La conclusión es siempre la misma: las últimas armas milagrosas no han surtido el efecto deseado al no disponer de suficientes -aunque 500 misiles son una cantidad respetable, especialmente teniendo en cuenta que durante meses han estado fundamentalmente destinados a un territorio tan acotado como Crimea-, llegar demasiado tarde o suponer un dilema ante la llegada de Donald Trump. En cualquier caso, hay que insistir siempre en otra idea básica: pese a las amenazas, los bombardeos con armas occidentales en territorio ruso no han escalado la guerra.

“Dos oficiales estadounidenses explicaron que creen que Rusia intenta evitar una escalada de operaciones militares en Ucrania, especialmente con la elección del señor Trump, escéptico de la guerra desde hace tiempo, y teniendo en cuenta los recientes éxitos rusos en el campo de batalla”, añade el artículo, admitiendo, de facto, que los bombardeos no han causado el efecto deseado y que Rusia no ha intensificado la guerra porque no lo ha necesitado. The New York Times menciona el lanzamiento de un misil balístico de medio alcance, un Oreshnik disparado sin carga explosiva contra un objetivo habitual pero que Moscú sabe que no puede destruir con facilidad -la Unión Soviética construía su industria estratégica con capacidad para soportar este tipo de guerra-, pero insiste en que, en el resto de los casos, ha respondido a los ataques utilizando únicamente drones o misiles habituales.

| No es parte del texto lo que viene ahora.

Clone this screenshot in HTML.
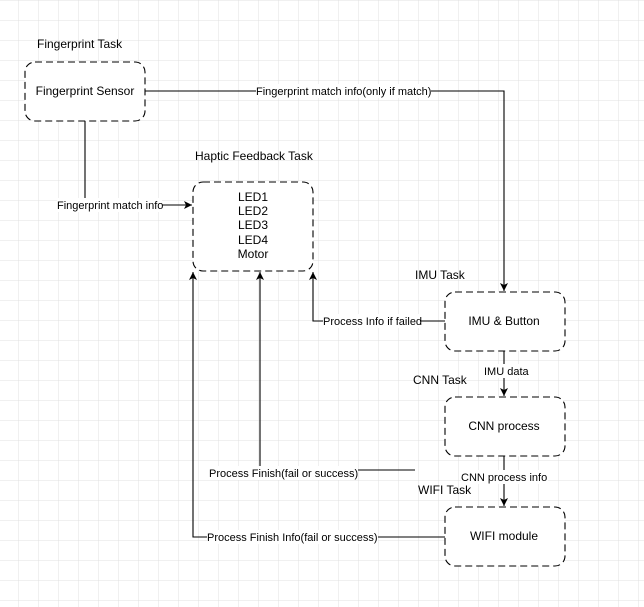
<!DOCTYPE html>
<html><head><meta charset="utf-8"><style>
html,body{margin:0;padding:0;background:#fff;}
svg{display:block;font-family:"Liberation Sans",Arial,sans-serif;}
</style></head><body>
<svg width="644" height="607" viewBox="0 0 644 607" xmlns="http://www.w3.org/2000/svg">
<defs>
<pattern id="g" width="20" height="20" patternUnits="userSpaceOnUse" x="-1" y="1">
<path d="M20 0V20M0 20H20" fill="none" stroke="#e0e0e0" stroke-width="1"/>
</pattern>
<marker id="a" markerWidth="10" markerHeight="10" refX="9" refY="5" orient="auto" markerUnits="userSpaceOnUse">
<path d="M1 1L9 5L1 9L3 5Z" fill="#000"/>
</marker>
</defs>
<rect width="644" height="607" fill="url(#g)"/>
<g fill="none" stroke="#000" stroke-width="1.1">
<path d="M145 91H504V291" marker-end="url(#a)"/>
<path d="M85 121V205H192" marker-end="url(#a)"/>
<path d="M445 321H313V272" marker-end="url(#a)"/>
<path d="M504 351V396" marker-end="url(#a)"/>
<path d="M504 456V506" marker-end="url(#a)"/>
<path d="M415 470H260V272" marker-end="url(#a)"/>
<path d="M445 537H193V272" marker-end="url(#a)"/>
</g>
<g fill="#fff" stroke="#000" stroke-width="1.1" stroke-dasharray="7 4">
<rect x="25" y="62" width="120" height="59" rx="10"/>
<rect x="193" y="182" width="120" height="89" rx="10"/>
<rect x="445" y="292" width="120" height="59" rx="10"/>
<rect x="445" y="397" width="120" height="59" rx="10"/>
<rect x="445" y="507" width="120" height="59" rx="10"/>
</g>
<g font-size="12" fill="#000">
<text x="37" y="48">Fingerprint Task</text>
<text x="85" y="95" text-anchor="middle">Fingerprint Sensor</text>
<text x="195" y="160">Haptic Feedback Task</text>
<g text-anchor="middle">
<text x="253" y="201">LED1</text>
<text x="253" y="215">LED2</text>
<text x="253" y="229">LED3</text>
<text x="253" y="244">LED4</text>
<text x="253" y="258">Motor</text>
<text x="504" y="325">IMU &amp; Button</text>
<text x="504" y="430">CNN process</text>
<text x="504" y="540">WIFI module</text>
</g>
<text x="415" y="279">IMU Task</text>
<text x="413" y="384">CNN Task</text>
<text x="418" y="494">WIFI Task</text>
</g>
<g font-size="11" fill="#000">
<rect x="256" y="84" width="175" height="14" fill="#fff"/>
<text x="256" y="95">Fingerprint match info(only if match)</text>
<rect x="57" y="198" width="105" height="14" fill="#fff"/>
<text x="57" y="209">Fingerprint match info</text>
<rect x="323" y="314" width="97" height="14" fill="#fff"/>
<text x="323" y="325">Process Info if failed</text>
<rect x="484" y="364" width="44" height="14" fill="#fff"/>
<text x="484" y="375">IMU data</text>
<rect x="461" y="470" width="87" height="14" fill="#fff"/>
<text x="461" y="481">CNN process info</text>
<rect x="209" y="466" width="149" height="14" fill="#fff"/>
<text x="209" y="477">Process Finish(fail or success)</text>
<rect x="207" y="530" width="171" height="14" fill="#fff"/>
<text x="207" y="541">Process Finish Info(fail or success)</text>
</g>
</svg>
</body></html>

El ejercicio de presión a las autoridades para aprobar el envío de nuevas armas o incrementar el flujo de las que ya se estaban suministrando exige catalogar cualquier acción del oponente como escalada -la presencia de tropas norcoreanas en Kursk- mientras se niega que cualquier efecto causado por esos envíos -como el uso de misiles hipersónicos y el anuncio de su producción masiva a modo de advertencia- sea en realidad una escalada. La secuencia de los hechos muestra que, desde que Ucrania invadió el oblast de Kursk y se autorizaron los ataques con misiles contra territorio ruso, la destrucción de infraestructuras civiles críticas para la supervivencia de la población han aumentado, un ejemplo objetivo de intensificación de la guerra como respuesta a la actuación ucraniana y occidental. Sin embargo, para quienes pretenden continuar con la espiral y defienden un cada vez más rápido suministro de armas, cualquier reacción que no implique una explosión nuclear puede ser tranquilamente utilizada como argumento para alegar que Ucrania ha invadido Rusia o bombardeado el territorio con armas de la OTAN y Rusia no ha hecho nada.